WeWork Finally Goes Public

WeWork has gone public via a merger with special purpose acquisition company.


After organizing and failing to launch an initial public offering, office-space provider WeWork has gone public via a merger with special purpose acquisition company (SPAC), BowX Acquisition. Under the terms of the deal, Softbank—WeWork’s main backer—will retain a majority stake in the company and will honor a one-year lockup for its shares, according to reports.

SPACs are public shell companies designed to merge with or acquire private companies and make them public companies without going through an IPO process. A SPAC acquisition typically takes three to six months to complete, compared to an IPO’s 12- to 18-month period. Such benefits have led SPACs to generate $83 billion of investments in 2020 and another $100 billion in the first quarter of 2021.

“If you had told me at the beginning of the year that we would already exceed 2020 totals before the end of the first quarter, I would not have believed it. It’s been quite phenomenal, and there are no real signs of the momentum stopping meaningfully anytime soon,” Carlos Alvarez, head of permanent capital solutions at UBS Group, told Reuters earlier this spring.

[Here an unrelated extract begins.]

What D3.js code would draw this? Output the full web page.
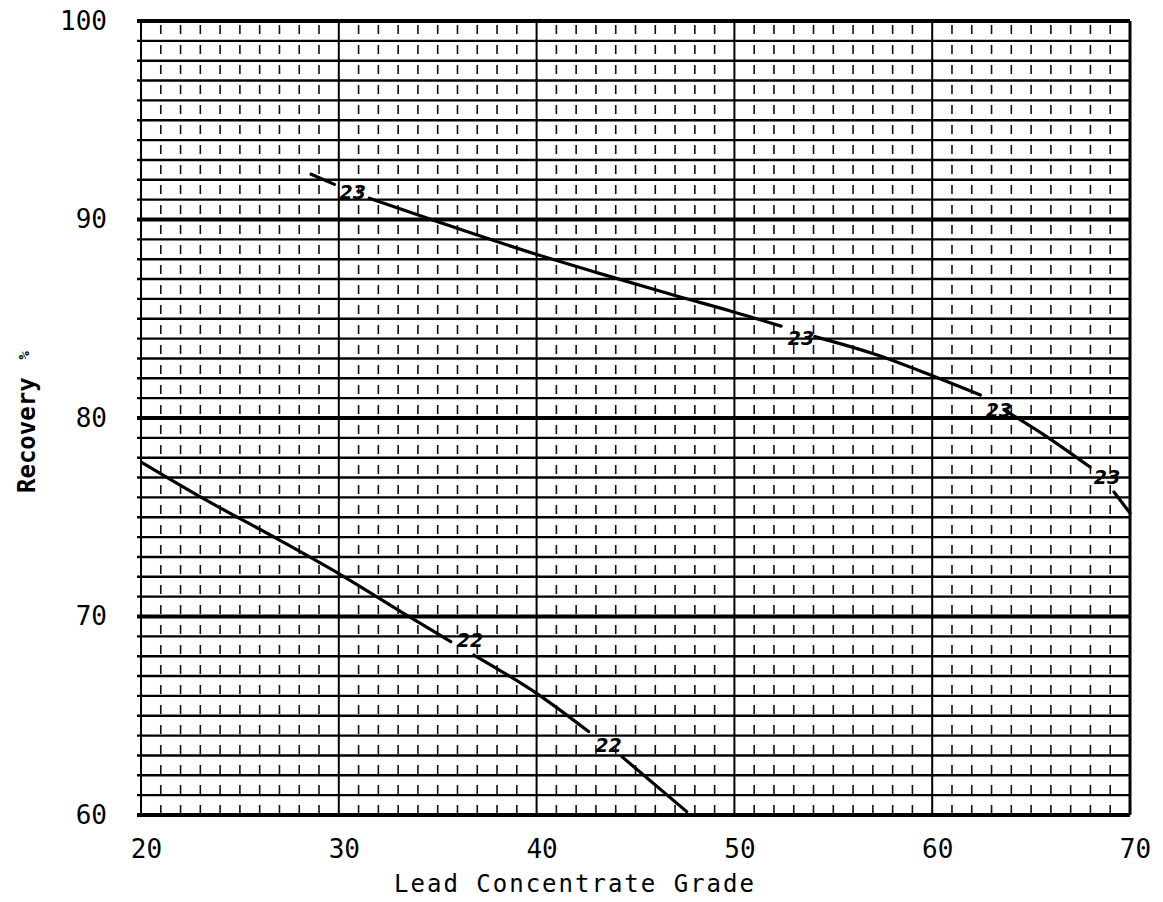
<!DOCTYPE html>
<html>
<head>
<meta charset="utf-8">
<script src="https://cdn.jsdelivr.net/npm/d3@7"></script>
<style>
  html, body { margin: 0; padding: 0; background: #fff; }
  svg { display: block; }
</style>
</head>
<body>
<svg id="chart" width="1163" height="902"></svg>
<script>
// ---- data ----
const xTicks = [20, 30, 40, 50, 60, 70];
const yTicks = [60, 70, 80, 90, 100];
const xTitle = "Lead Concentrate Grade";
const yTitle = "Recovery";
const yUnit = "%";

// curve "23" (null = break for hand-written label)
const curve23 = [
  [28.60, 92.28], [29.78, 91.77], null,
  [31.54, 91.07], [34.90, 89.92], [39.94, 88.26], [43.13, 87.30], [47.17, 86.12],
  [49.84, 85.38], [52.36, 84.63], null,
  [54.06, 84.10], [57.23, 83.17], [59.26, 82.42], [62.44, 81.16], null,
  [63.65, 80.40], [65.82, 79.04], [67.98, 77.53], null,
  [69.19, 76.27], [70.00, 75.21]
];
// curve "22"
const curve22 = [
  [20.03, 77.77], [23.14, 75.95], [27.00, 73.85], [30.12, 72.09], [33.56, 69.99],
  [35.66, 68.73], null,
  [36.83, 68.06], [40.11, 66.05], [42.63, 64.20], null,
  [44.31, 62.94], [47.59, 60.17]
];
const labels23 = [[30.71, 91.39], [53.37, 84.03], [63.37, 80.40], [68.84, 77.03]];
const labels22 = [[36.63, 68.84], [43.64, 63.55]];

// ---- drawing ----
const svg = d3.select("#chart");
const x = d3.scaleLinear().domain([20, 70]).range([141, 1130]);
const y = d3.scaleLinear().domain([60, 100]).range([815, 21]);

const grid = svg.append("g");
// vertical minor (dashed)
grid.selectAll("line.vmin")
  .data(d3.range(21, 70).filter(v => v % 10 !== 0))
  .join("line")
  .attr("x1", d => x(d)).attr("x2", d => x(d))
  .attr("y1", y(100)).attr("y2", y(60))
  .attr("stroke", "#111").attr("stroke-width", 1.6)
  .attr("stroke-dasharray", "9,11").attr("stroke-dashoffset", -4);
// vertical major
grid.selectAll("line.vmaj")
  .data([20, 30, 40, 50, 60, 70])
  .join("line")
  .attr("x1", d => x(d)).attr("x2", d => x(d))
  .attr("y1", y(100)).attr("y2", y(60))
  .attr("stroke", "#000").attr("stroke-width", d => d === 70 ? 3 : 2);
// horizontal minor
grid.selectAll("line.hmin")
  .data(d3.range(61, 100).filter(v => v % 10 !== 0))
  .join("line")
  .attr("x1", x(20) - 4).attr("x2", x(70))
  .attr("y1", d => y(d)).attr("y2", d => y(d))
  .attr("stroke", "#000").attr("stroke-width", 2.4);
// horizontal major
grid.selectAll("line.hmaj")
  .data([60, 70, 80, 90, 100])
  .join("line")
  .attr("x1", x(20) - 4).attr("x2", x(70))
  .attr("y1", d => y(d)).attr("y2", d => y(d))
  .attr("stroke", "#000").attr("stroke-width", 4);

// curves
const line = d3.line()
  .defined(d => d !== null)
  .x(d => x(d[0])).y(d => y(d[1]))
  .curve(d3.curveMonotoneX);
[curve23, curve22].forEach(c => {
  svg.append("path").datum(c)
    .attr("d", line)
    .attr("fill", "none").attr("stroke", "#000")
    .attr("stroke-width", 3.2).attr("stroke-linecap", "round");
});

// hand-written labels
function drawLabels(arr, txt) {
  svg.append("g").selectAll("text").data(arr).join("text")
    .attr("x", d => x(d[0])).attr("y", d => y(d[1]))
    .attr("text-anchor", "middle").attr("dominant-baseline", "central")
    .attr("font-family", "DejaVu Sans").attr("font-style", "italic")
    .attr("font-weight", "bold").attr("font-size", 19)
    .attr("fill", "#000").text(txt);
}
drawLabels(labels23, "23");
drawLabels(labels22, "22");

// axes
const fontAx = "'DejaVu Sans Mono', monospace";
const xAxis = svg.append("g").attr("transform", `translate(0,${y(60)})`)
  .call(d3.axisBottom(x).tickValues(xTicks).tickSize(0).tickPadding(25));
xAxis.select(".domain").remove();
xAxis.selectAll("text").attr("font-family", fontAx).attr("font-size", 26)
  .attr("dx", 5).attr("fill", "#000");

const yAxis = svg.append("g").attr("transform", `translate(${x(20)},0)`)
  .call(d3.axisLeft(y).tickValues(yTicks).tickSize(0).tickPadding(34));
yAxis.select(".domain").remove();
yAxis.selectAll("text").attr("font-family", fontAx).attr("font-size", 26)
  .attr("fill", "#000");

// titles
svg.append("text")
  .attr("x", 575).attr("y", 892)
  .attr("text-anchor", "middle")
  .attr("font-family", fontAx).attr("font-size", 24)
  .attr("letter-spacing", 2)
  .attr("fill", "#000").text(xTitle);

const yt = svg.append("text")
  .attr("transform", "translate(35,422) rotate(-90)")
  .attr("text-anchor", "middle")
  .attr("font-family", fontAx).attr("font-size", 24).attr("font-weight", "bold")
  .attr("fill", "#000");
yt.append("tspan").text(yTitle);
yt.append("tspan").attr("dx", 18).attr("font-size", 14).attr("dy", -6).text(yUnit);
</script>
</body>
</html>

“The public equity markets democratize access to capital for entrepreneurs and also democratize access to investment opportunities for investors,” said Nikolai Roussanov, a finance professor at the University of Pennsylvania’s Wharton School, during a Wharton Executive Education roundtable on SPACs. “There is also a sense that going public has become costlier for firms, both in terms of the monetary cost that the company founders bear and in terms of the time it takes to go public.”

Companies looking to raise capital while avoiding an IPO are also investigating direct listings, which allow a company to sell shares directly to investors via stock exchanges. Spotify, Slack and Squarespace all went public through direct listings.

The outlook for raising capital via SPACs and other non-IPO methods likely will remain strong for technology and other companies looking for alternate methods of financing.